Me & Love Languages: Gifts

The love language of gifts is what keeps Hallmark, 1800Flowers, and most chocolate stores in business. But it extends beyond simply wanting to receive gifts; it is focused more on the thought behind it - hence "it's the thought that (really) counts." The greatest way to say I love you is to find something perfect for them. And the worst way is to just pick something up at an airport gift shop, or not bring anything at all.

I'm not a gift person. It probably comes from living a somewhat monastic life, combined with carryovers from my childhood, when I didn't think I was ever worth the gifts I received. Today gifts make me feel slightly uncomfortable, since I have no idea how I'm supposed to feel about them except gratitude... and since I don't know how to reciprocate in any meaningful way... which makes living with gift-givers in my life horrendously complex. To make things easier, I try to figure out who needs gifts and leave myself reminders to get them things, but often I'm really bad at interpreting others' needs, and I end up giving a really nice gift to someone who would rather I not give them one, and not even giving anything to the person who needed and wanted it most.

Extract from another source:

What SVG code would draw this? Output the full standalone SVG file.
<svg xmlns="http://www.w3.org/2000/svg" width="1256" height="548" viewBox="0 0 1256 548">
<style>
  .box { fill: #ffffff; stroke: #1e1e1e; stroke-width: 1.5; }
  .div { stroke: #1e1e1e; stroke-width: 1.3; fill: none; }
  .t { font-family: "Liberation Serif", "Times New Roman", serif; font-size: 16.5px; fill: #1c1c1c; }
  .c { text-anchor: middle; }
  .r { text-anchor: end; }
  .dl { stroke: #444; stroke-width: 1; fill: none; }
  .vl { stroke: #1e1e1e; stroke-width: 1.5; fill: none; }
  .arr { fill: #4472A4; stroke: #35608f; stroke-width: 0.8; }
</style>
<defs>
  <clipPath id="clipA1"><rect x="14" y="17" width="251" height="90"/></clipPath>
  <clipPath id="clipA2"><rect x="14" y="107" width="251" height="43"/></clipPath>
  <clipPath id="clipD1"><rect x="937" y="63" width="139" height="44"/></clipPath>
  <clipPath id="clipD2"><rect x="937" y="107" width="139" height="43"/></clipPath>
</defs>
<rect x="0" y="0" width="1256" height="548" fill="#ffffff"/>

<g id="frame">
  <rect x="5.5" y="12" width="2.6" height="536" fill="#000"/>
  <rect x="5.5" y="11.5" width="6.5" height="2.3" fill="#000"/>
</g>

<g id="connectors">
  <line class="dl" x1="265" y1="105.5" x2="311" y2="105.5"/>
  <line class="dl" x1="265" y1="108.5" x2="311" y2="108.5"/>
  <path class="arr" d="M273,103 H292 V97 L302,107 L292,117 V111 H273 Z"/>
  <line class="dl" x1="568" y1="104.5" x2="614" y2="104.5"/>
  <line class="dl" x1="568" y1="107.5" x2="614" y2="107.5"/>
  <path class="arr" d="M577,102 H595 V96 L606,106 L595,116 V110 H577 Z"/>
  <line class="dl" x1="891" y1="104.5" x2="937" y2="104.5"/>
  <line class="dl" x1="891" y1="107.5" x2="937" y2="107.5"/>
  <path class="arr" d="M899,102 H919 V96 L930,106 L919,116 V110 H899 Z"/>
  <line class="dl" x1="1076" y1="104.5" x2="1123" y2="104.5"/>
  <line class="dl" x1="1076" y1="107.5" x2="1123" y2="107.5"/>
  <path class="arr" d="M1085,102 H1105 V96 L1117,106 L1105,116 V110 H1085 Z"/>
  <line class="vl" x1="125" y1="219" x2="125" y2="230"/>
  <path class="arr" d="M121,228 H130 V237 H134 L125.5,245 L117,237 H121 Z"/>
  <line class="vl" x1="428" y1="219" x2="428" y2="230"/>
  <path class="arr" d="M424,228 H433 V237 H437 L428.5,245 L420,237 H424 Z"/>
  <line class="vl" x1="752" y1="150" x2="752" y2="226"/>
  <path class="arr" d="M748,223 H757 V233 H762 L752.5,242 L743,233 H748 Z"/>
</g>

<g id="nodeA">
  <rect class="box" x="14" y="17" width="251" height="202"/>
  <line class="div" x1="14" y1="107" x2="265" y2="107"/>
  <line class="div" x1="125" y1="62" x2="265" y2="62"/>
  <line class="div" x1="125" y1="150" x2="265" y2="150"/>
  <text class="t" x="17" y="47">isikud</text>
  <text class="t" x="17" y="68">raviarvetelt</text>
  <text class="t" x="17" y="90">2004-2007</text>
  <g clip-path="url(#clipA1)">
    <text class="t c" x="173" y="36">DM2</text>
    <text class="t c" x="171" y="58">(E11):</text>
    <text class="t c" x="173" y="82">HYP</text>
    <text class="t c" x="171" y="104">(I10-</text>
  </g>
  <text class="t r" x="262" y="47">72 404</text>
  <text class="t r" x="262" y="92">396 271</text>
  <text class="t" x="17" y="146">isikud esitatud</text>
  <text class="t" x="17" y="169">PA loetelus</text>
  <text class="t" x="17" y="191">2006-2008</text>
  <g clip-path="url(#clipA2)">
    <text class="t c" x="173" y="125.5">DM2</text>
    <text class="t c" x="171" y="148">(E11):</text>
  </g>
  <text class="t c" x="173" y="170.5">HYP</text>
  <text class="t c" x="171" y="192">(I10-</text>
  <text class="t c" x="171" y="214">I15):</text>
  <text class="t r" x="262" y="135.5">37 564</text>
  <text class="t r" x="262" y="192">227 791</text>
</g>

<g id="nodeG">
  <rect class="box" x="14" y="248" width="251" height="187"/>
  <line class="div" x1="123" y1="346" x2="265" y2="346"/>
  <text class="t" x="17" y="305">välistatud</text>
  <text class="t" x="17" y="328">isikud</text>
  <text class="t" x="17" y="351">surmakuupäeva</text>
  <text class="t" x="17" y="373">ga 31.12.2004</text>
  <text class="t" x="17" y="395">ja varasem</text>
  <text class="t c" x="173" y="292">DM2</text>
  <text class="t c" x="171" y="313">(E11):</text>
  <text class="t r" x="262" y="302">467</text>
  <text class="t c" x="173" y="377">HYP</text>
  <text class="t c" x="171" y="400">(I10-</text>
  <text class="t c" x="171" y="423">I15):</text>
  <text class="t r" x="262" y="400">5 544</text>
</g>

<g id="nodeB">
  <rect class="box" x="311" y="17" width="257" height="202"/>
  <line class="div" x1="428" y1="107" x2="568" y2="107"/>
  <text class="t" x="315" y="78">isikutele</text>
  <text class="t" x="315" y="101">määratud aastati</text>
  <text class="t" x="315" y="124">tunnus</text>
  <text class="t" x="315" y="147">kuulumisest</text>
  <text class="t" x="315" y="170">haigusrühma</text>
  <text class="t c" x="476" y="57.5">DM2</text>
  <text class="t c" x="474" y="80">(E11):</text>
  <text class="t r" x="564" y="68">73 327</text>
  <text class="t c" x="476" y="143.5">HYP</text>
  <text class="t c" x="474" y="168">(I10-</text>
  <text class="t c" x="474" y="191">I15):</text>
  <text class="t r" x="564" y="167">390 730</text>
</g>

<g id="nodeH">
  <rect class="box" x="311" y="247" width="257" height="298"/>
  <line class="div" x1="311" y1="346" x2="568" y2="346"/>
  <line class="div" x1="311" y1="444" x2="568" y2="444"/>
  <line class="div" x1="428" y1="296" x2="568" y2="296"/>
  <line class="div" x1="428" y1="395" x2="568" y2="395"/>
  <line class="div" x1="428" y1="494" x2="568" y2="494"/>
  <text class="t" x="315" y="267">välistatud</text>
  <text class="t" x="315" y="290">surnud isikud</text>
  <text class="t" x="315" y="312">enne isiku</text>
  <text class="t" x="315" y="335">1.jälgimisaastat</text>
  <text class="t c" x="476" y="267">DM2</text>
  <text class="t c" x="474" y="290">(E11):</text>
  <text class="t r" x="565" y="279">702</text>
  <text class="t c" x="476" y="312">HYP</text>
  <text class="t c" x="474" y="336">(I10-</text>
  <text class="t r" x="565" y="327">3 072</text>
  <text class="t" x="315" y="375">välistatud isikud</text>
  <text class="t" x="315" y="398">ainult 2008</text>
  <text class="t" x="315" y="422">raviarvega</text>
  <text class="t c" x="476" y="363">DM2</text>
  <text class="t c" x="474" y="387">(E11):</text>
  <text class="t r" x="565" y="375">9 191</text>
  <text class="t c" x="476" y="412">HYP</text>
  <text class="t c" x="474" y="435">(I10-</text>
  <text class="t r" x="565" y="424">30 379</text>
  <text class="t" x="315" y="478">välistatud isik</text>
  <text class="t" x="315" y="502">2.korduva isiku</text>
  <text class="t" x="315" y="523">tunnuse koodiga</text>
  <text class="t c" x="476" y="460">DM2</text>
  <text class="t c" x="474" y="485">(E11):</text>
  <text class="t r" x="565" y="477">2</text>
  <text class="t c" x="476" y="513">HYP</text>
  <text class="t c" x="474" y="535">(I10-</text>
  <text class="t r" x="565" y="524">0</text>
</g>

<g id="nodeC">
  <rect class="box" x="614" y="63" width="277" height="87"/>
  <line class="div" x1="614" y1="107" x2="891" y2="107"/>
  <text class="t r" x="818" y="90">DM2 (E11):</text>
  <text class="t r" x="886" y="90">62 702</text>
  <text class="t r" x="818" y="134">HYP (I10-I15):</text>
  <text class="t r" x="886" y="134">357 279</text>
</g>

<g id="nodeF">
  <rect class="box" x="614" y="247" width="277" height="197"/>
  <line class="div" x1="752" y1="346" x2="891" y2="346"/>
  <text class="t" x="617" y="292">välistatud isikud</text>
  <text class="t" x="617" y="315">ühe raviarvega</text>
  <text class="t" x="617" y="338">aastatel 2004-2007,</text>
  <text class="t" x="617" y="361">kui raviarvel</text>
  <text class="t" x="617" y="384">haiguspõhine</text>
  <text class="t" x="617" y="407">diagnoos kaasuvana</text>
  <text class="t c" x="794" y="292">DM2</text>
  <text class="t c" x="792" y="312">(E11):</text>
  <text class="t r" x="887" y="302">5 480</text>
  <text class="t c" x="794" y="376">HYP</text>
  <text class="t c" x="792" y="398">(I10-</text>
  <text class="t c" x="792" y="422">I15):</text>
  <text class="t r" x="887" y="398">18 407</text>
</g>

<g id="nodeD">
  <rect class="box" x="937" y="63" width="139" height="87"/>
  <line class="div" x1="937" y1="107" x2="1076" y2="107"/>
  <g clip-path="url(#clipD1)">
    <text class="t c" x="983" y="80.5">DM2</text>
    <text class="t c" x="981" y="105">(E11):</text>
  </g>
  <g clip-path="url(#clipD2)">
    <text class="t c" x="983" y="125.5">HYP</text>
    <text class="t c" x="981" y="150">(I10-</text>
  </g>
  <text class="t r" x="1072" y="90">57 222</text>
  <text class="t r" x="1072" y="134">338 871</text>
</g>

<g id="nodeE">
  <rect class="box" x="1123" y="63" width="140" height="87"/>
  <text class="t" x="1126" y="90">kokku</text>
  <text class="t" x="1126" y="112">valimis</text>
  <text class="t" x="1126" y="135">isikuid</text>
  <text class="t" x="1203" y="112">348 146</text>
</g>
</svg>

In recent years, I've begun to learn to appreciate the gestures of gift-givers, but I still would be blissfully marvelous if I never got anything from anyone again. As I said above, I'm learning to give gifts, slowly... with the help of other gift-givers... so hopefully I won't be permanently Deaf and mute in this love language.

Receiving: None - I sometimes don't even realize when someone has given me a gift. And even though I will always remember they gave it to me, it doesn't fill me with a sense of being loved, yet. I think I'm moving in that direction, though - at least to be able to appreciate gifts.

Giving: Awful - I really am getting better, I think. But I still stink at gift-giving and even at determining who to give gifts to. Right now I try to find social "requirements" that I can fit gifts inside to take away my trepidation that gifts would be misconstrued or make situations awkward.

Different for guys? No - if a guy gives me something I still feel nothing. That's sort of lame now that I think about it - he could totally be showing love and I would be oblivious. I have people in my life who are like that.